When Ingmar Bergman passed away, it was a big international news story because his films were so widely known.  It was also because his home country of Sweden is not known for much cinema beyond Bergman and art films involving his actors.  However, there are plenty of different kinds of cinema that and every other country produces, though we only see a fraction of it.  Anders Banke’s Frostbitten (2005) is an ambitious attempt to create a vampire film with some difference and impact.


It may not always work, but it has some interesting moments, even when it is derivative.  Part of the reason is simply the location of the northern territory of Sweden and its city of Norrbotten, which is scenic and interesting.  Even with its limits, it embarrasses the dozens of awful U.S. and especially indie vampire disasters of late and the twist is that the geographical location will be in darkness for 30 days in a row!!!

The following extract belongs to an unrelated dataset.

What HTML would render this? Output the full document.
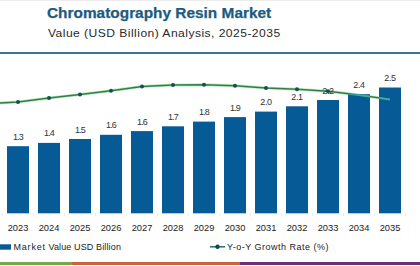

The cast and director are having fun with the Daniel Ojanlatva screenplay and From Dusk Til Dawn is the film this reminded me of off hand, but all are trying to show a real love of such films and fans will find this a must-see.  If you are interested in a vampire film with a difference, you might want to give it a look too.


The anamorphically enhanced 2.35 X 1 image has some nice shots by Director of Photography Chris Maris and as I watched, I noticed an interesting look of color and composition, the cinematography was different from anything I had seen lately.  Why?  Was it digital enhancement?  No.  Was it the brand of film stock?  They used Kodak well enough with some digital work, but nothing out of the ordinary.  So could it be the scope format used?  The detail looked like Super 35mm work, yet something was different.


Research says it is in Techniscope, a format that has not been used in eons, but it is not listed as such in the credits that way.  If used as a general term (many films dubbed scope or CinemaScope do not use the oldest system) on the fly, this means each frame was a tiny 2-perferations of 35mm, which is narrow and leaves no room for error.  All in all, it is an asset for the film.


The film was exclusively a DTS theatrical release, but only a Dolby Digital 5.1 track is available on this disc.  Too bad, because the Dolby is limiting the dynamic range of what sounds like a very good soundmaster.  The Anthony Lledo score is not bad and the combination of the two shows Sweden can get serious and deliver high quality genre product technically.


Extras include bloopers, a behind the scenes featurette and deleted scenes.